The Effects of N.B.A. Minimum Wage and Salary Cap Rules
Earlier this month, the prolific and now controversial economist Justin Wolfers put forth some reasons for why so much economic research is devoted to sports.
Here's one I will draw upon for justifying this post:
Sports shapes broader national debates. Sports is a microcosm of our broader society and our national narrative on the important issues, from drugs, to race, to cheating, to sexual harrassment often play out on our sports pages. In honor of a particularly compelling example, let's call this the Jackie Robinson defense.
And perhaps another reason that Wolfers left out of his list was the vast amount of publicly available -- and crunchable -- numbers that pro sports throw off at every at-bat and fast break.
With those two pieces of information in mind, let's turn to an interesting piece of research by Chad Turner of Nicholls State University and Jahn Hakes of Albion College.
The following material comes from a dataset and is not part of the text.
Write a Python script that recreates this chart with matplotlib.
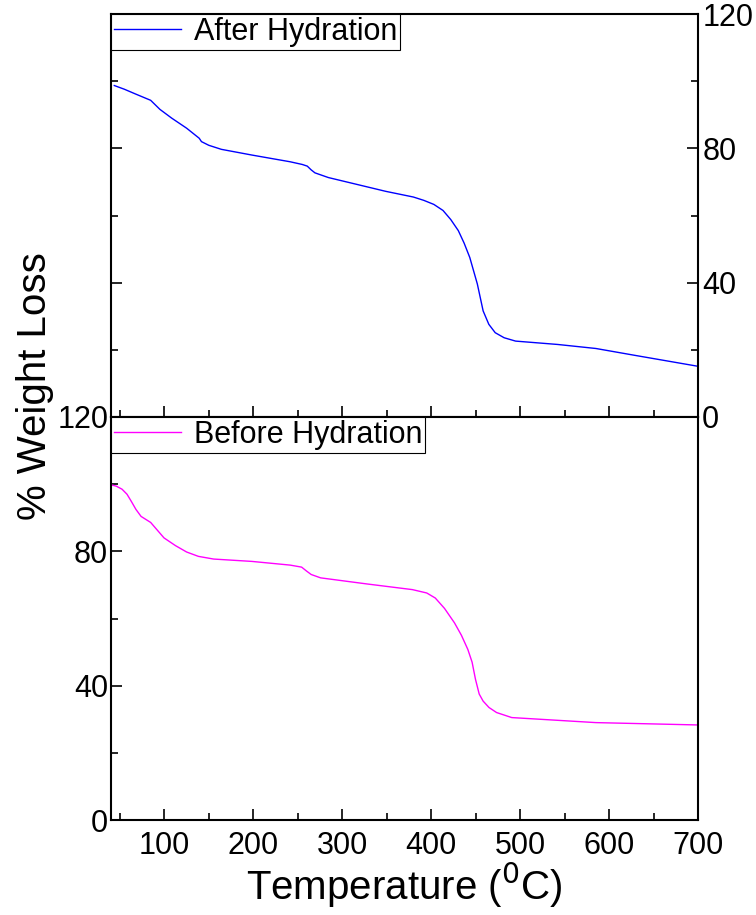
import numpy as np
import matplotlib.pyplot as plt
from matplotlib.ticker import MultipleLocator

plt.rcParams['font.family'] = ['Liberation Sans', 'DejaVu Sans']

# TGA curves
temp_after = [43.7, 55.0, 67.4, 84.6, 95.0, 108.2, 125.0, 139.2, 141.7, 150.0,
              164.1, 198.4, 241.4, 255.0, 260.7, 265.0, 269.3, 284.4, 348.8, 380.0,
              391.8, 403.0, 413.3, 422.0, 430.5, 437.0, 443.4, 451.9, 458.4, 464.8,
              472.0, 482.0, 494.9, 542.2, 585.2, 628.1, 700.0]
wt_after = [98.7, 97.6, 96.2, 94.3, 91.6, 89.0, 86.0, 83.0, 82.0, 80.9,
            79.7, 78.0, 76.0, 75.2, 74.7, 73.6, 72.7, 71.3, 67.2, 65.5,
            64.5, 63.3, 61.5, 58.8, 55.5, 51.8, 47.5, 39.6, 31.6, 27.6,
            25.1, 23.6, 22.6, 21.6, 20.4, 18.4, 15.1]

temp_before = [40.2, 46.0, 52.4, 58.0, 63.0, 68.0, 73.8, 84.6, 99.6, 112.5,
               125.0, 138.3, 155.4, 198.4, 241.4, 254.3, 260.0, 265.1, 275.7, 327.4,
               378.9, 395.0, 404.6, 415.0, 426.2, 434.0, 441.2, 446.0, 449.8, 454.0,
               458.4, 465.0, 473.5, 490.6, 585.2, 700.0]
wt_before = [99.8, 99.4, 98.5, 97.0, 94.8, 92.5, 90.4, 88.6, 84.0, 81.7,
             79.8, 78.5, 77.7, 77.0, 75.9, 75.3, 74.1, 73.1, 72.1, 70.3,
             68.6, 67.6, 66.1, 63.0, 58.7, 55.0, 50.8, 47.0, 41.9, 37.5,
             35.4, 33.5, 32.0, 30.5, 29.0, 28.3]

labels = ["After Hydration", "Before Hydration"]
colors = ["#0000ff", "#ff00ff"]

fig = plt.figure(figsize=(7.56, 9.15), dpi=100)
left, width = 111 / 756, 587 / 756
ax1 = fig.add_axes([left, 1 - 417 / 915, width, 403 / 915])
ax2 = fig.add_axes([left, 1 - 820 / 915, width, 403 / 915])

ax1.plot(temp_after, wt_after, color=colors[0], lw=1.0, label=labels[0])
ax2.plot(temp_before, wt_before, color=colors[1], lw=1.0, label=labels[1])

for ax in (ax1, ax2):
    ax.set_xlim(40, 700)
    ax.set_ylim(0, 120)
    ax.xaxis.set_major_locator(MultipleLocator(100))
    ax.xaxis.set_minor_locator(MultipleLocator(50))
    ax.yaxis.set_major_locator(MultipleLocator(40))
    ax.yaxis.set_minor_locator(MultipleLocator(20))
    for s in ax.spines.values():
        s.set_linewidth(1.5)
    leg = ax.legend(loc="upper left", borderaxespad=0, fontsize=22, handlelength=2.2,
                    fancybox=False, framealpha=1, borderpad=0.1, handletextpad=0.4)
    leg.get_frame().set_edgecolor("black")
    leg.get_frame().set_linewidth(0.8)

# top panel: labels on the right, x labels hidden
ax1.tick_params(axis="x", which="both", direction="in", bottom=True, top=False,
                labelbottom=False)
ax1.tick_params(axis="x", which="major", length=8, width=1.2)
ax1.tick_params(axis="x", which="minor", length=5, width=1.2)
ax1.tick_params(axis="y", which="both", direction="in", left=True, right=True,
                labelleft=False, labelright=True, labelsize=22, pad=3, width=1.2)
ax1.tick_params(axis="y", which="major", length=8)
ax1.tick_params(axis="y", which="minor", length=5)

# bottom panel
ax2.tick_params(axis="both", which="both", direction="in", top=False, right=False,
                labelsize=22, width=1.2)
ax2.tick_params(axis="both", which="major", length=8)
ax2.tick_params(axis="both", which="minor", length=5)
ax2.tick_params(axis="x", pad=8)
ax2.tick_params(axis="y", pad=2)

ax2.set_xlabel(r"Temperature ($^{0}$C)", fontsize=29, labelpad=0)
fig.text(35 / 756, 1 - 386 / 915, "% Weight Loss", rotation=90, fontsize=29,
         ha="center", va="center")

fig.savefig("out.png", dpi=100)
In the 1990's the N.B.A. owners and the union representing the players agreed to two collective bargaining agreements. The first important change was the rookie-scale, a new system that defined the boundaries for how much a rookie player could earn over the first three to four years of his career.
So for example, Carmelo Anthony of the Denver Nuggets was second in the league in scoring last year behind Kobe Bryant. But Anthony only had four year's of experience while Bryant was in his 11th year. That meant Anthony still got paid scale ($4,694,041) while Bryant's salary was something closer to a market wage ($17,718,750).
The second important change was the introduction of the "Larry Bird exception" to the league's salary cap rules (which had existed in some form since 1984) that allowed teams to go over the cap by signing their star players to mega contracts.
To see what effect these changes had on pay-for-performance, the researchers looked at performance and salary data over a two decade period (1985-86 season to 2005-2006 season).
The first interesting result is that players' salaries peak about 3 years after their performance peaks. So just like investors who buy hot stocks after they've climbed as high as they're going to go, N.B.A. teams are also paying for past performance. (There is another interpretation: that a star player's pay reflects ancillary benefits for the team like ability to attract fans and sponsors.)
Here are a couple of graphics from the paper to illustrate this point. They are very cluttered, but you can ignore most everything except for the thick black line which shows (after some statistical manipulation) how one measure of ability (in this case the IBM score plotted on the vertical axis) changes for the average player over his career.

The second chart shows the same thing except an adjusted measure of salary is plotted instead of ability.

The two important points are
- After they become free agents, players' salary paths are much flatter than their ability paths.
- The high point in the salary curve happens later than the high point in the ability curve.
The other interesting result from Turner and Hakes' research is that although somebody like Carmelo Anthony is receiving much less than he would if he was getting paid a market wage, in general the impact of the rookie scale has been that the average rookie is getting paid more than his performance justifies. And since N.B.A. teams operate under a salary cap, that means many veteran players are probably getting underpaid.
Going back to Wolfers' point on the relationship between sports and broader society, the researchers make a case for a wider impact of their findings:
"Given the difficulties involved in the appropriate measurement of productivity in basketball, our conclusions should be viewed cautiously pending further exploration and verification using alternative methods. If the results hold, the finding that salary inefficiencies exist in two dimensions in basketball -- both between high- and low-experience players and between ability cohorts of veterans - leaves interesting public choice questions over how union priorities are formed prior to collective bargaining".